Quote from: Nightmare Asylum on Feb 28, 2024, 12:53:36 PMI haven't seen the original series or read the novel, but if I end up liking this new series in full as much as I did the first two episodes yesterday, I'm almost certainly going to end up going back to check out both.
The novel is
really really good. Some folks are put off by its sheer mass, at over 1100 pages long. But when you actually get down to read it, you don't feel it's length. Its a thrilling page-turner that keeps you wanting to go on and see what happens next. There is a reason it was a best-seller when it was first published despite the length of the novel.

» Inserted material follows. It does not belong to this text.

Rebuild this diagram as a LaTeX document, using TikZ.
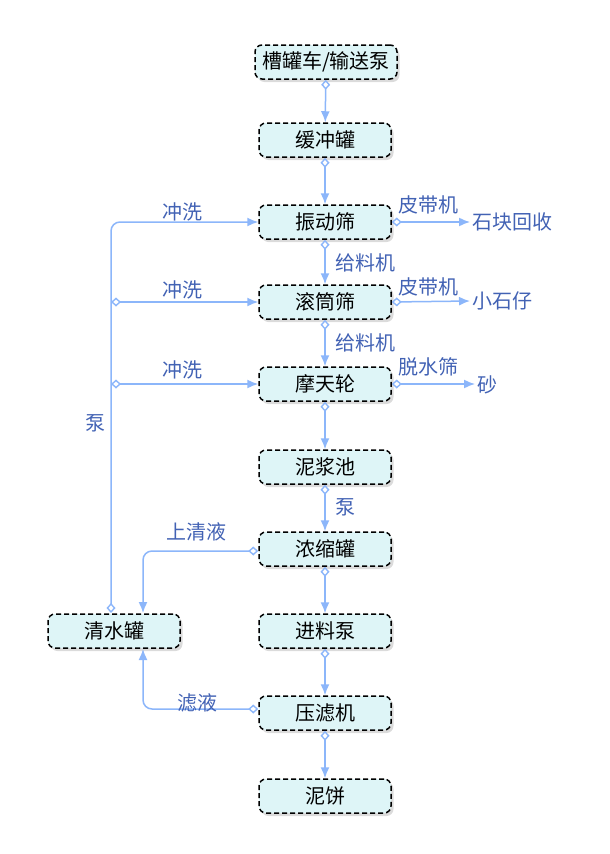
\documentclass[tikz,border=0pt]{standalone}
\usepackage{fontspec}
\setmainfont{Noto Sans CJK SC}
\usetikzlibrary{arrows.meta,shadows}
\definecolor{boxfill}{RGB}{222,245,247}
\definecolor{edgecol}{RGB}{140,182,250}
\definecolor{lblcol}{RGB}{66,98,180}
\tikzset{
  box/.style={draw=black, dash pattern=on 5pt off 3pt, line width=1.5pt, rounded corners=7pt,
    fill=boxfill, minimum width=132pt, minimum height=34pt, inner sep=2pt,
    font=\fontsize{20}{24}\selectfont,
    drop shadow={shadow xshift=2.5pt, shadow yshift=-3pt, opacity=0.35, fill=gray!80}},
  lbl/.style={text=lblcol, font=\fontsize{20}{24}\selectfont, inner sep=2pt},
  flow/.style={draw=edgecol, line width=1.5pt, rounded corners=9pt,
    {Diamond[open,length=10pt,width=9pt,line width=1.4pt]}-{Latex[length=11pt,width=9pt]}}
}
\begin{document}
\begin{tikzpicture}[x=1pt,y=-1pt]
\useasboundingbox (0,0) rectangle (610,854);
% main column
\node[box, minimum width=142pt] (a) at (326,62) {槽罐车/输送泵};
\node[box] (b) at (325,140) {缓冲罐};
\node[box] (c) at (325,222) {振动筛};
\node[box] (d) at (325,302) {滚筒筛};
\node[box] (e) at (325,384) {摩天轮};
\node[box] (f) at (325,467) {泥浆池};
\node[box] (g) at (325,549) {浓缩罐};
\node[box] (h) at (325,631) {进料泵};
\node[box] (i) at (325,713) {压滤机};
\node[box] (j) at (325,796) {泥饼};
\node[box] (q) at (114,631) {清水罐};
% outputs
\node[lbl, anchor=west] (o1) at (470,222) {石块回收};
\node[lbl, anchor=west] (o2) at (470,301) {小石仔};
\node[lbl, anchor=west] (o3) at (475,385) {砂};
% vertical chain
\draw[flow] (a) -- (b);
\draw[flow] (b) -- (c);
\draw[flow] (c) -- (d);
\draw[flow] (d) -- (e);
\draw[flow] (e) -- (f);
\draw[flow] (f) -- (g);
\draw[flow] (g) -- (h);
\draw[flow] (h) -- (i);
\draw[flow] (i) -- (j);
% right branches
\draw[flow] (c.east) -- (o1.west);
\draw[flow] (d.east) -- (o2.west);
\draw[flow] (e.east) -- (o3.west |- e.east);
% left loop
\coordinate (qt) at (111,613);
\coordinate (k1) at (111,302);
\coordinate (k2) at (111,384);
\draw[flow] (qt) |- (c.west);
\draw[flow] (k1) -- (d.west);
\draw[flow] (k2) -- (e.west);
\draw[flow] ([yshift=-2pt]g.west) -| (143,613);
\draw[flow] ([yshift=4pt]i.west) -| (143,649);
% labels
\node[lbl] (l1) at (182,212) {冲洗};
\node[lbl] (l2) at (182,290) {冲洗};
\node[lbl] (l3) at (182,370) {冲洗};
\node[lbl] (l4) at (95,423) {泵};
\node[lbl] (l5) at (428,205) {皮带机};
\node[lbl] (l6) at (428,287) {皮带机};
\node[lbl] (l7) at (428,367) {脱水筛};
\node[lbl] (l8) at (365,263) {给料机};
\node[lbl] (l9) at (365,343) {给料机};
\node[lbl] (l10) at (345,507) {泵};
\node[lbl] (l11) at (196,532) {上清液};
\node[lbl] (l12) at (197,703) {滤液};
\end{tikzpicture}
\end{document}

Many have compared Shogun to another epic tome, Game of Thrones. And there are certainly some shared similarities in terms of the political intrigue, machinations and backstabbing as most characters in the story aren't out-right "good" or "bad" but have shades of grey, scheming to enlarge their power or just to survive. Toranaga also face a somewhat similar predicament as Ned Stark did after the ruler of the kingdom dies. Although obviously there aren't any dragons, ice zombies or magic in Shogun. And while there is also a fair amount of sex in Shogun the novel, its not as gratuitously described as in Game of Thrones.
But more than Game of Thrones, Shogun is also about meeting of different cultures, how each see the other as the savage outsider, in this Clavell was quite perceptive in portraying the Japanese, the English Blackthrone and the Portugese as each having their own motives dealing with the other and struggling to communicate across a gaping cultural divide.